How Data Can Make the EU’s Deforestation Regulation Fair and Workable

This impact story was originally posted by Trase Insights here.


Many businesses are seeking clarity on how the EU deforestation regulation will be implemented, especially its proposed classification of countries by risk levels. The success of the law can be boosted by the EU closely engaging producing countries and using the best available deforestation data – including zooming in on regions within countries when considering risk.

The EU is finally passing its groundbreaking regulation requiring businesses to show that imports of agricultural commodities to the bloc are deforestation-free.

Estimates show agriculture drives over 90% of tropical deforestation ; deforestation and land use change, in turn, accounts for 11% of global carbon emissions . In richly forested Brazil, the share of national emissions from land use change is 46%. The climate crisis, therefore, cannot be resolved without tackling international commodity supply chains.

Now that the landmark law has been passed, it presents novel challenges. Exporting countries, businesses and environmentalists also want clarity on how due diligence requirements will work . The details of implementation are critical for the law to go beyond cleaning up European imports to effectively protect nature.

The High Risk Label

To ensure the law is successful, the European Commission must clarify how enforcement checks will rest on a fair, objective, data-driven framework. International discussions have featured doubt and confusion , with some describing the law as “protectionism” or “discrimination” against specific countries or commodities. Transparent communication and greater consultation with producing countries will be vital to defuse these perceptions.

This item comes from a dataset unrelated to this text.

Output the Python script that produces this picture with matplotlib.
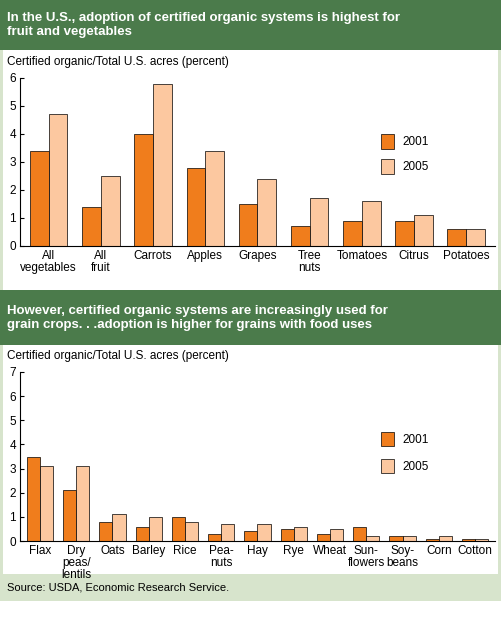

The proposal to classify countries as “high,” “standard” or “low” risk has drawn particular concern . Imports from high-risk countries can enter the EU market, subject to the same due diligence requirements as those deemed a standard risk, but they face more intensive checks from enforcing bodies.

The largest and most forest-rich exporters are understandably unenthusiastic about potentially receiving a high-risk label and the reputational sting that comes with it. At the same time, these countries are those with whom the EU must urgently build a collaborative relationship to tackle deforestation.

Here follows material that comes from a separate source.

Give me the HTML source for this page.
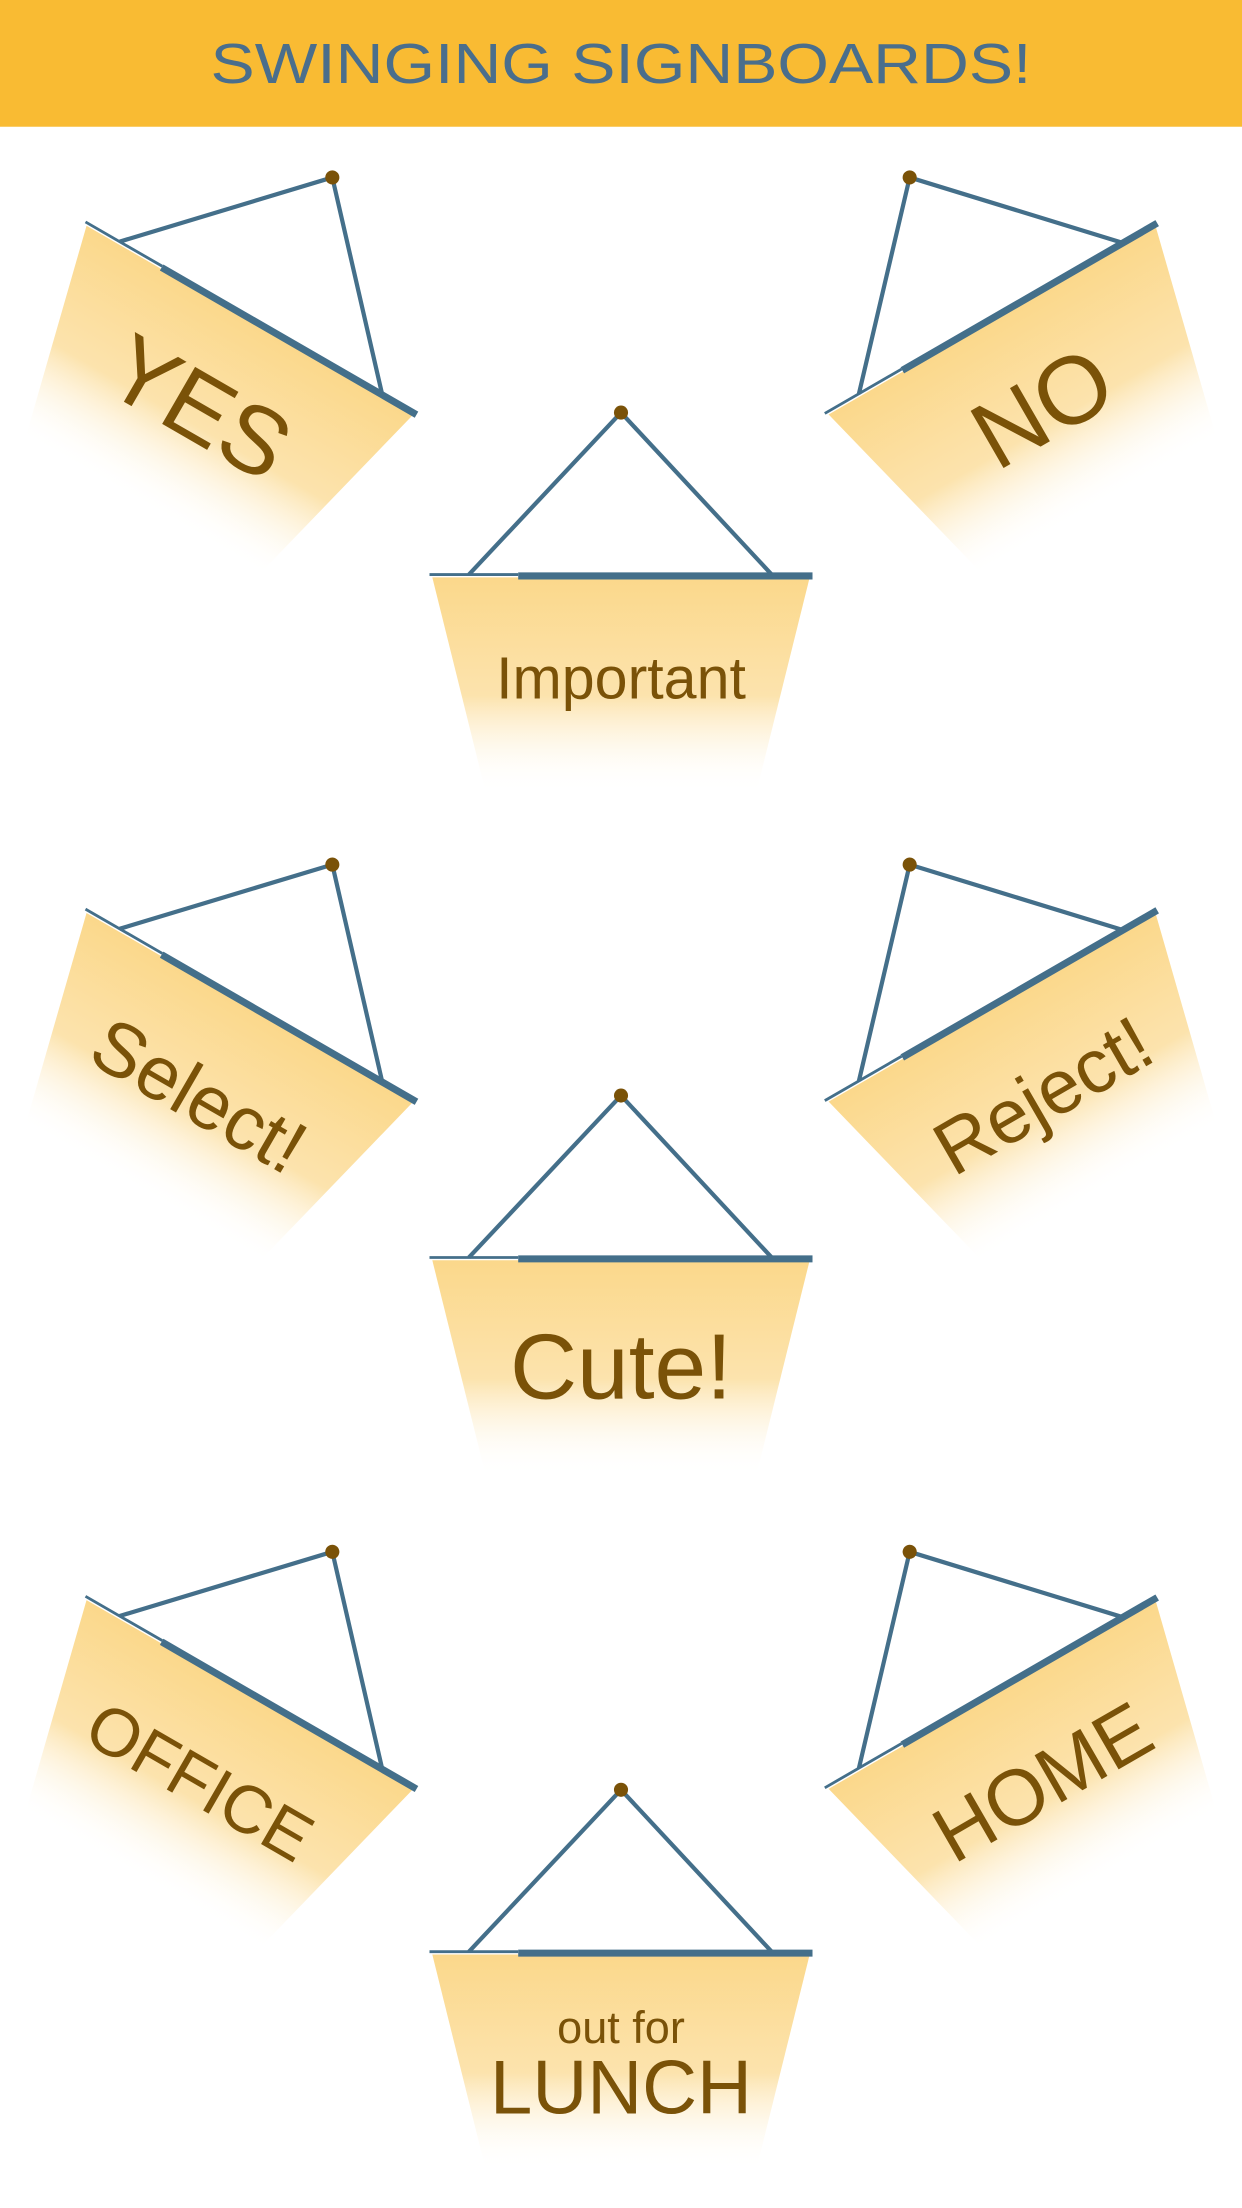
<!DOCTYPE html>
<html><head><meta charset="utf-8"><style>
html,body{margin:0;padding:0;background:#fff;}
svg{display:block;}
text{font-family:"Liberation Sans",sans-serif;fill:#7a5208;}
</style></head><body>
<svg width="1242" height="2208" viewBox="0 0 882 1568" xmlns="http://www.w3.org/2000/svg">
<defs>
<linearGradient id="bg" x1="0" y1="0" x2="0" y2="1">
<stop offset="0" stop-color="#fbd88b"/>
<stop offset="0.55" stop-color="#fce3ad"/>
<stop offset="1" stop-color="#fff" stop-opacity="0"/>
</linearGradient>
<g id="sign">
<polygon points="-134,117 134,117 96,270 -96,270" fill="url(#bg)"/>
<line x1="0" y1="0" x2="-108" y2="115" stroke="#446f8a" stroke-width="3"/>
<line x1="0" y1="0" x2="107" y2="115" stroke="#446f8a" stroke-width="3"/>
<line x1="-136" y1="115" x2="-73" y2="115" stroke="#446f8a" stroke-width="2"/>
<line x1="-73" y1="116" x2="136" y2="116" stroke="#446f8a" stroke-width="5"/>
<circle cx="0" cy="0" r="5" fill="#7a5208"/>
</g>
</defs>
<rect x="0" y="0" width="882" height="90" fill="#f9bb33"/>
<text x="441" y="59" text-anchor="middle" font-size="40" textLength="583" lengthAdjust="spacingAndGlyphs" style="fill:#4a6e8c">SWINGING SIGNBOARDS!</text>

<g transform="translate(236,126) rotate(30)"><use href="#sign"/><text x="0" y="212" text-anchor="middle" font-size="68">YES</text></g>
<g transform="translate(646,126) rotate(-30)"><use href="#sign"/><text x="0" y="212" text-anchor="middle" font-size="68">NO</text></g>
<g transform="translate(441,293)"><use href="#sign"/><text x="0" y="203" text-anchor="middle" font-size="42">Important</text></g>

<g transform="translate(236,614) rotate(30)"><use href="#sign"/><text x="0" y="208" text-anchor="middle" font-size="54">Select!</text></g>
<g transform="translate(646,614) rotate(-30)"><use href="#sign"/><text x="0" y="208" text-anchor="middle" font-size="54">Reject!</text></g>
<g transform="translate(441,778)"><use href="#sign"/><text x="0" y="215" text-anchor="middle" font-size="66">Cute!</text></g>

<g transform="translate(236,1102) rotate(30)"><use href="#sign"/><text x="0" y="205" text-anchor="middle" font-size="48">OFFICE</text></g>
<g transform="translate(646,1102) rotate(-30)"><use href="#sign"/><text x="0" y="208" text-anchor="middle" font-size="56">HOME</text></g>
<g transform="translate(441,1271)"><use href="#sign"/><text x="0" y="180" text-anchor="middle" font-size="32">out for</text><text x="0" y="230" text-anchor="middle" font-size="54">LUNCH</text></g>
</svg>
</body></html>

Fortunately, improvements in deforestation data and sectoral methodologies offer promising ways forward. Data availability varies across countries and commodities but in developing its framework, the EU should not confine itself to “lowest common denominator” data sources, which have broad coverage at the expense of detail. Curbing deforestation effectively means using the best information wherever it is available.

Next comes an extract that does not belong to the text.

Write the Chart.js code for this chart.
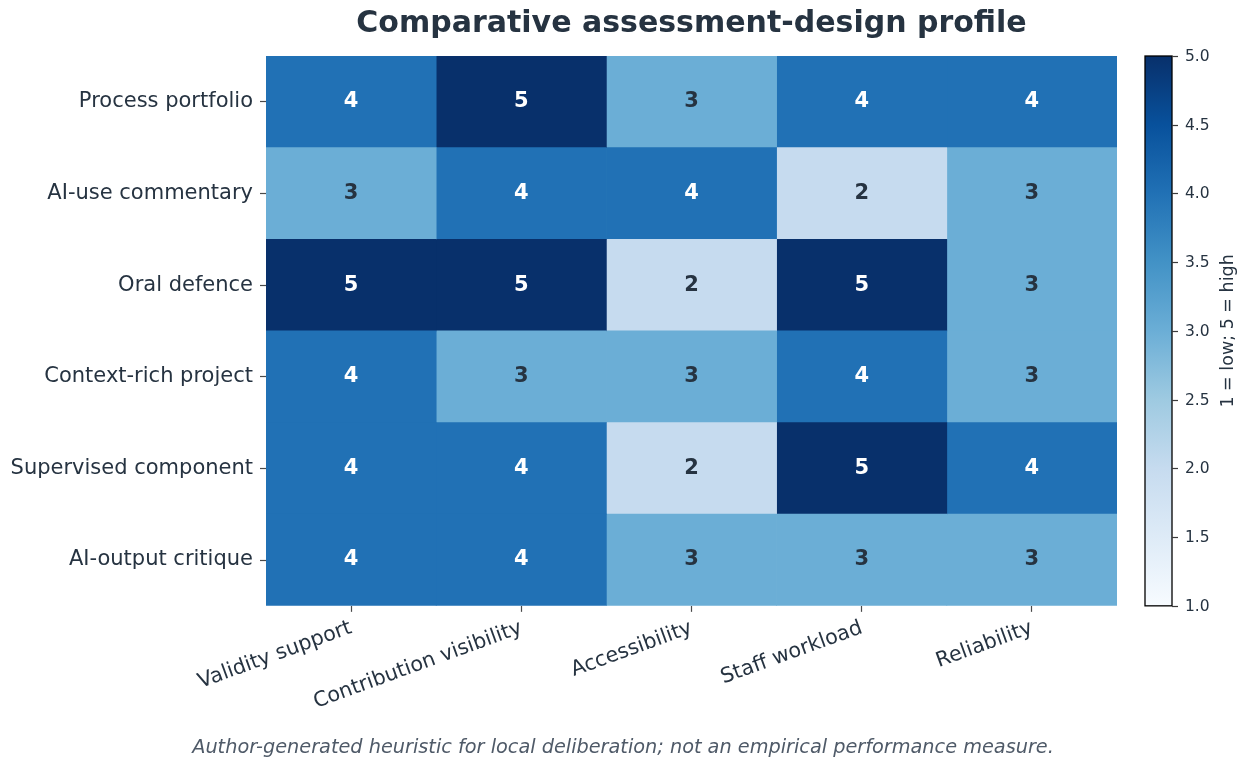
<!DOCTYPE html>
<html lang="en">
<head>
    <meta charset="UTF-8">
    <title>Comparative assessment-design profile</title>
    <script src="https://cdn.jsdelivr.net/npm/chart.js"></script>
    <style>
        html, body { margin: 0; padding: 0; background: #ffffff; }
        canvas { display: block; }
    </style>
</head>
<body>
    <canvas id="heatmap" width="1246" height="768"></canvas>
    <script>
        // Rows (assessment designs) and columns (criteria)
        const rowLabels = [
            'Process portfolio',
            'AI-use commentary',
            'Oral defence',
            'Context-rich project',
            'Supervised component',
            'AI-output critique'
        ];
        const colLabels = [
            'Validity support',
            'Contribution visibility',
            'Accessibility',
            'Staff workload',
            'Reliability'
        ];

        // Scores per row, 1 = low; 5 = high
        const processPortfolio = [4, 5, 3, 4, 4];
        const aiUseCommentary = [3, 4, 4, 2, 3];
        const oralDefence = [5, 5, 2, 5, 3];
        const contextRichProject = [4, 3, 3, 4, 3];
        const supervisedComponent = [4, 4, 2, 5, 4];
        const aiOutputCritique = [4, 4, 3, 3, 3];
        const scoreRows = [processPortfolio, aiUseCommentary, oralDefence, contextRichProject, supervisedComponent, aiOutputCritique];

        const scoreMin = 1;
        const scoreMax = 5;

        // matplotlib "Blues" colormap stops
        const blues = ['#f7fbff', '#deebf7', '#c6dbef', '#9ecae1', '#6baed6', '#4292c6', '#2171b5', '#08519c', '#08306b'];

        const FONT = "'DejaVu Sans', 'Liberation Sans', sans-serif";
        const TEXT = '#263341';

        function hexToRgb(h) {
            return [parseInt(h.slice(1, 3), 16), parseInt(h.slice(3, 5), 16), parseInt(h.slice(5, 7), 16)];
        }

        function bluesColor(v) {
            let t = (v - scoreMin) / (scoreMax - scoreMin);
            t = Math.max(0, Math.min(1, t)) * (blues.length - 1);
            const i = Math.min(Math.floor(t), blues.length - 2);
            const f = t - i;
            const a = hexToRgb(blues[i]), b = hexToRgb(blues[i + 1]);
            const c = a.map((x, k) => Math.round(x + (b[k] - x) * f));
            return 'rgb(' + c.join(',') + ')';
        }

        // one stacked dataset per column, each cell one unit wide
        const datasets = colLabels.map((col, ci) => ({
            label: col,
            data: rowLabels.map(() => 1),
            scores: scoreRows.map(r => r[ci]),
            backgroundColor: scoreRows.map(r => bluesColor(r[ci])),
            borderWidth: 0,
            barPercentage: 1,
            categoryPercentage: 1
        }));

        // draws the score in the middle of every cell
        const cellText = {
            id: 'cellText',
            afterDatasetsDraw(chart) {
                const ctx = chart.ctx;
                ctx.save();
                ctx.font = 'bold 21px ' + FONT;
                ctx.textAlign = 'center';
                ctx.textBaseline = 'middle';
                chart.data.datasets.forEach((ds, di) => {
                    chart.getDatasetMeta(di).data.forEach((bar, ri) => {
                        const v = ds.scores[ri];
                        const p = bar.getCenterPoint();
                        ctx.fillStyle = v >= 4 ? '#ffffff' : TEXT;
                        ctx.fillText(String(v), p.x, p.y);
                    });
                });
                ctx.restore();
            }
        };

        // colour bar, its ticks and its label, placed on the right-hand scale
        const colorBar = {
            id: 'colorBar',
            afterDraw(chart) {
                const s = chart.scales.cb;
                const ctx = chart.ctx;
                const x0 = s.left + 28;
                const w = 27;
                const top = s.getPixelForValue(scoreMax);
                const bottom = s.getPixelForValue(scoreMin);
                ctx.save();
                const g = ctx.createLinearGradient(0, bottom, 0, top);
                blues.forEach((c, i) => g.addColorStop(i / (blues.length - 1), c));
                ctx.fillStyle = g;
                ctx.fillRect(x0, top, w, bottom - top);
                ctx.strokeStyle = '#000000';
                ctx.lineWidth = 1.3;
                ctx.strokeRect(x0, top, w, bottom - top);
                ctx.strokeStyle = '#3b3b3b';
                ctx.lineWidth = 1.2;
                ctx.font = '15.5px ' + FONT;
                ctx.fillStyle = TEXT;
                ctx.textAlign = 'left';
                ctx.textBaseline = 'middle';
                s.ticks.forEach(t => {
                    const y = Math.round(s.getPixelForValue(t.value)) + 0.5;
                    ctx.beginPath();
                    ctx.moveTo(x0 + w, y);
                    ctx.lineTo(x0 + w + 6, y);
                    ctx.stroke();
                    ctx.fillText(t.value.toFixed(1), x0 + w + 13, y);
                });
                ctx.translate(s.left + 111, (top + bottom) / 2);
                ctx.rotate(-Math.PI / 2);
                ctx.font = '17.5px ' + FONT;
                ctx.textAlign = 'center';
                ctx.fillText('1 = low; 5 = high', 0, 0);
                ctx.restore();
            }
        };

        new Chart(document.getElementById('heatmap'), {
            type: 'bar',
            data: { labels: rowLabels, datasets: datasets },
            plugins: [cellText, colorBar],
            options: {
                indexAxis: 'y',
                responsive: false,
                animation: false,
                layout: { padding: 0 },
                plugins: {
                    legend: { display: false },
                    tooltip: { enabled: false },
                    title: {
                        display: true,
                        fullSize: false,
                        text: 'Comparative assessment-design profile',
                        color: TEXT,
                        font: { family: FONT, size: 30, weight: 'bold' },
                        padding: { top: 6, bottom: 14 }
                    },
                    subtitle: {
                        display: true,
                        position: 'bottom',
                        text: 'Author-generated heuristic for local deliberation; not an empirical performance measure.',
                        color: '#4f5a68',
                        font: { family: FONT, size: 19.3, style: 'italic' },
                        padding: { top: 10, bottom: 8 }
                    }
                },
                scales: {
                    x: {
                        type: 'linear',
                        stacked: true,
                        min: 0,
                        max: colLabels.length,
                        afterBuildTicks(scale) {
                            scale.ticks = colLabels.map((c, i) => ({ value: i + 0.5 }));
                        },
                        afterFit(scale) { scale.height = 121; },
                        ticks: {
                            autoSkip: false,
                            minRotation: 20,
                            maxRotation: 20,
                            padding: 4,
                            color: TEXT,
                            font: { family: FONT, size: 20.7 },
                            callback: (v, i) => colLabels[i]
                        },
                        grid: { drawOnChartArea: false, color: '#4a4a4a', tickLength: 6, tickWidth: 1.2 },
                        border: { display: false }
                    },
                    y: {
                        type: 'category',
                        stacked: true,
                        afterFit(scale) { scale.width = 266; },
                        ticks: {
                            padding: 7,
                            color: TEXT,
                            font: { family: FONT, size: 21 }
                        },
                        grid: { drawOnChartArea: false, offset: false, color: '#4a4a4a', tickLength: 6, tickWidth: 1.2 },
                        border: { display: false }
                    },
                    cb: {
                        type: 'linear',
                        axis: 'y',
                        position: 'right',
                        offset: false,
                        min: scoreMin,
                        max: scoreMax,
                        afterFit(scale) { scale.width = 129; },
                        ticks: { display: false, stepSize: 0.5 },
                        grid: { display: false, drawTicks: false, offset: false },
                        border: { display: false }
                    }
                }
            }
        });
    </script>
</body>
</html>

Indeed, relatively detailed data, including crop and deforestation maps, cover some significant sectors, such as soy and beef in Brazil and palm oil in Indonesia. This high-quality information, including official statistics, reflects substantial investments in data transparency by producing countries themselves. The EU would benefit from consulting these states on incorporating these resources into its approach.

Discerning Deforestation Risk More Fairly

One especially fruitful route would be zooming in on regions within countries. The regulation provides for this possibility and it could answer many of the criticisms facing the law to date.

Advances in supply chain mapping reveal that even where a country presents a high risk overall, a large share of its production and many of its regions may reliably be classified as low risk. For example, when looking at soy production in Brazil in 2020, the transparency initiative Trase found that only 569 of around 2,400 soy-producing municipalities accounted for 99% of Brazil’s soy deforestation.

OF A TOTAL OF AROUND 2,400 SOY-PRODUCING MUNICIPALITIES, ONLY 569 TOGETHER ACCOUNTED FOR 99% OF BRAZIL’S SOY DEFORESTATION IN 2020. IMAGE: TRASE

Where such data exists, in-country regions could be classified based on their percentage share of the national total of commodity-linked deforestation. For example, regions that together account for less than 1% of the national total could be classified as low risk. Compared to a system of blanket national risk levels, a larger proportion of trade flows could be subject to simplified disclosure requirements and less intensive enforcement checks.

This system would benefit businesses and regulators, bringing down compliance costs without compromising regulatory aims. This discerning approach could give the law more teeth. Ultimately, the regulation can only succeed with robust enforcement but enforcement agencies face the tough job of assessing huge volumes of information disclosed in a novel regulatory set-up. Nuanced risk classifications would help them devote more of their limited resources to the imports most urgently requiring scrutiny.

The EU could also make the classifications specific to particular commodities. An area which has seen recent intensive deforestation for beef, for example, could at the same time be a low-risk source for coffee. Recognizing the differences across sectors will avoid imposing burdens on companies already acting responsibly.

Critically, the classifications need to sit within a larger system of cooperation between the EU and producing countries. As discussions between the EU and South American Trade bloc Mercosur resume, these relationships may become even more critical. In addition to encouraging exchanges of data and expertise, the EU could make financial contributions to support the enforcement of land regulation or provide localized incentives for farmers in hotspots not to deforest.

The EU has correctly identified commodity deforestation as a shared problem, demanding solutions that span global supply chains. The costs of implementing those solutions likewise need to be equitably shared.